**DATASET RECORDS:**
━━━
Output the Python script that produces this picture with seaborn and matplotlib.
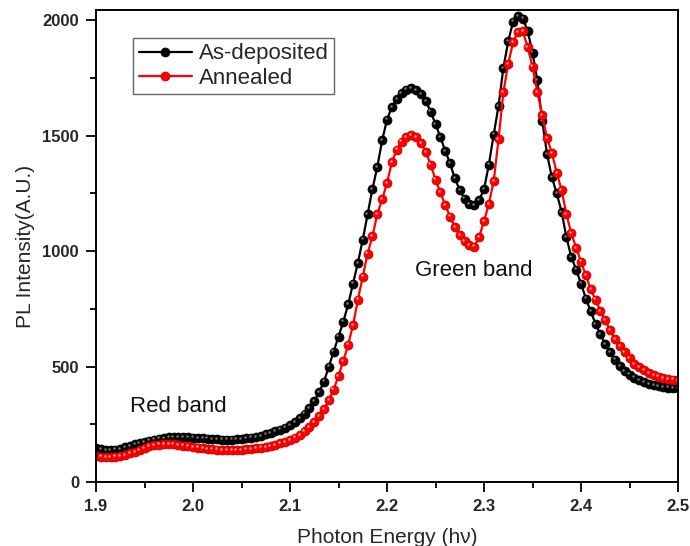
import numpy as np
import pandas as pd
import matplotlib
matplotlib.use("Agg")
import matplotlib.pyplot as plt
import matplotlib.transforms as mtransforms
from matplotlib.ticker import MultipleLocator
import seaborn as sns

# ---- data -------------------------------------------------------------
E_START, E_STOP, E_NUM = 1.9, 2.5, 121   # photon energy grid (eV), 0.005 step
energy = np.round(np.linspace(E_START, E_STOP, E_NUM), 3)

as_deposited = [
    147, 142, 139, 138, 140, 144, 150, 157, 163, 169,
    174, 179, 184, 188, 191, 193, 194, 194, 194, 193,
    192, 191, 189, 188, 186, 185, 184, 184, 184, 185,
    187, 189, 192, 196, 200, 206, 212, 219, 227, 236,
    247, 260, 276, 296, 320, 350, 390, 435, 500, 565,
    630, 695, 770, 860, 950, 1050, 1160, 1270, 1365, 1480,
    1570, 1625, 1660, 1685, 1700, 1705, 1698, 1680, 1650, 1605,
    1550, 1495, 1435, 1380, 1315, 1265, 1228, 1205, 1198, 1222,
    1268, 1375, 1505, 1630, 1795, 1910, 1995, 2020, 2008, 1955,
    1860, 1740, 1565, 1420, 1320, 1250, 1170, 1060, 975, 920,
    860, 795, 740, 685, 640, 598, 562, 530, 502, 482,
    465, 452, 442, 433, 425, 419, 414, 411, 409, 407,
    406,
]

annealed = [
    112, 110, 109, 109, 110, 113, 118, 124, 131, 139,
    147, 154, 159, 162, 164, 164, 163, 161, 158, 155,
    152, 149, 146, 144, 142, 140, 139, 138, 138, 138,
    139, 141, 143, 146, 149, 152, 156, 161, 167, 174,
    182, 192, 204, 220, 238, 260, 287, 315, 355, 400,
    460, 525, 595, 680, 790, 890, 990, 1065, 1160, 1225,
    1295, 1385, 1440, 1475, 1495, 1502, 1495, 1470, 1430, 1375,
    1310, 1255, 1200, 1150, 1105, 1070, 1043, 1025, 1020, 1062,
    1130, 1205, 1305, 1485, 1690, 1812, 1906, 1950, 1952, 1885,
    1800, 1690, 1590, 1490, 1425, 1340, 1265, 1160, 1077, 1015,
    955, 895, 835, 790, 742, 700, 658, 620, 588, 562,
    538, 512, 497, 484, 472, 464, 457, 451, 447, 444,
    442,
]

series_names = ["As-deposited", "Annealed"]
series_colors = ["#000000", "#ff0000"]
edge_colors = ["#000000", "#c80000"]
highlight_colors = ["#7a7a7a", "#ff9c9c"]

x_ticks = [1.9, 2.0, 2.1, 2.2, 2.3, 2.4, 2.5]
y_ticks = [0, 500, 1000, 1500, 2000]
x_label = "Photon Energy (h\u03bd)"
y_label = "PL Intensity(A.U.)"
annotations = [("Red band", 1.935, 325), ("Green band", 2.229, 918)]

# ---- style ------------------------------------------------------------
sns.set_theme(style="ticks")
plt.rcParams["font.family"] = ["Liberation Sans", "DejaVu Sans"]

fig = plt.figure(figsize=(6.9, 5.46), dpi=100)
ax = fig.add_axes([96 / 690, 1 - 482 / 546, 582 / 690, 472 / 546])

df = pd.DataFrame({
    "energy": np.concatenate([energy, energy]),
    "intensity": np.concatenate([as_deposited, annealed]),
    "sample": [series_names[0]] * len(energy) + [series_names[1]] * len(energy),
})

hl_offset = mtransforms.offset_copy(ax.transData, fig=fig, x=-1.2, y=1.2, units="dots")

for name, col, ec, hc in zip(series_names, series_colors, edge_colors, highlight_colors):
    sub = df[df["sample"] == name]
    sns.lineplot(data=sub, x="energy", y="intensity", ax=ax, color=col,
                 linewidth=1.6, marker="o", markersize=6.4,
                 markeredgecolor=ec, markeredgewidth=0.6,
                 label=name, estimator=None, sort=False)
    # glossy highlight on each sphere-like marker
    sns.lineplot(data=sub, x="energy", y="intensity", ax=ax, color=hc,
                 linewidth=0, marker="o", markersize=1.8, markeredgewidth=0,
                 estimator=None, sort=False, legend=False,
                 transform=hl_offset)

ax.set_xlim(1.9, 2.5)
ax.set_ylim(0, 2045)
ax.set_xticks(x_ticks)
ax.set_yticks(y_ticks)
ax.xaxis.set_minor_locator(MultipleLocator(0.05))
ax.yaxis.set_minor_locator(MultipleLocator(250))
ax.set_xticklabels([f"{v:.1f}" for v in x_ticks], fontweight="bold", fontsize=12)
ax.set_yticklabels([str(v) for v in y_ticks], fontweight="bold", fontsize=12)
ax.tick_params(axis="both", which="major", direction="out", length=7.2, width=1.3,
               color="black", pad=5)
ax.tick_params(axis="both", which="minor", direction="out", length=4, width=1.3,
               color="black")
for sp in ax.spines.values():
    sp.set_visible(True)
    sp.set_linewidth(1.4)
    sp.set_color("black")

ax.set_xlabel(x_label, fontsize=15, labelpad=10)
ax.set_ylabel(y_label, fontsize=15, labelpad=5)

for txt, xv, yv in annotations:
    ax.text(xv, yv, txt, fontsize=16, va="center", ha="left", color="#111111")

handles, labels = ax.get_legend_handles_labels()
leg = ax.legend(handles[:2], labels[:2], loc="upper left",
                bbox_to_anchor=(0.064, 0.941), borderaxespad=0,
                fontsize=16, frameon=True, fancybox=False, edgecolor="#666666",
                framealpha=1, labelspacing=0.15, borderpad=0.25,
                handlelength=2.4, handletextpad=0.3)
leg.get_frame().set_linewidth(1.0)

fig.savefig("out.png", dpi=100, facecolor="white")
━━━
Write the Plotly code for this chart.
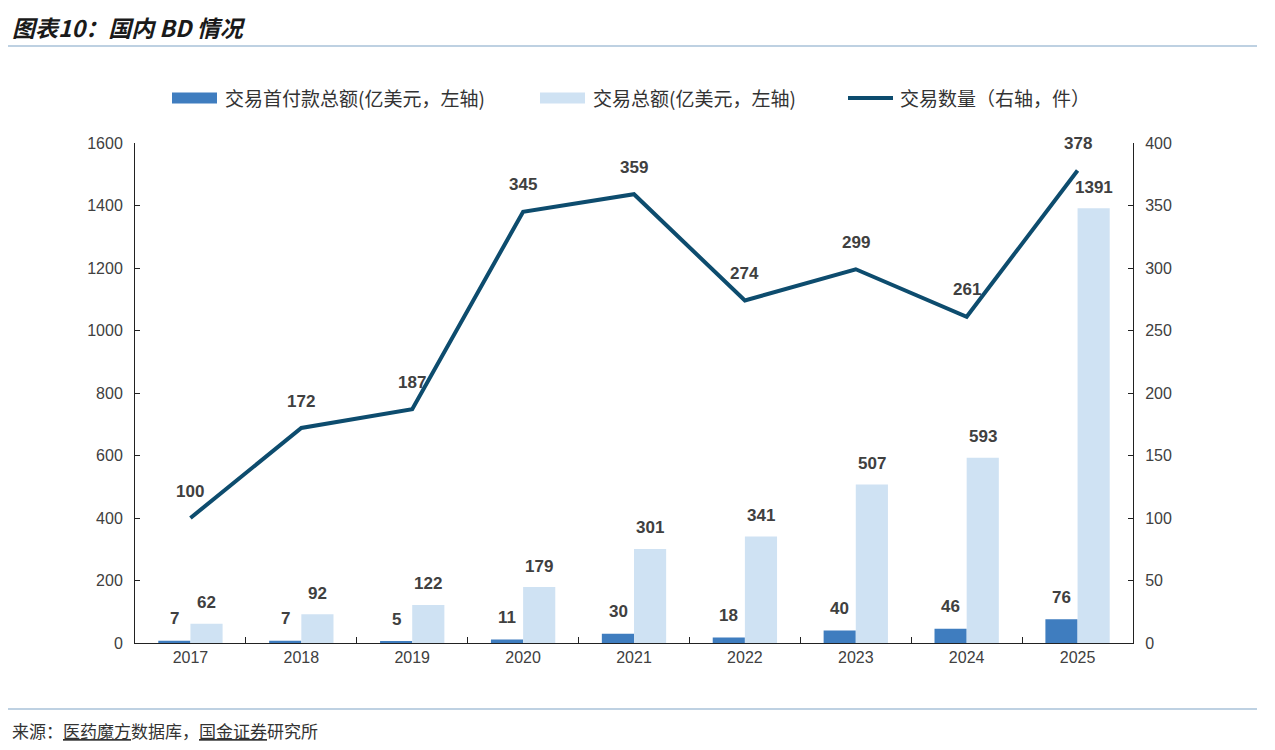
━━━
**EXERCISE BRIEF:**
Go through the records line by line and count those containing the string "matplotlib". Give only the total.

**PROBLEM SOLUTION:**
6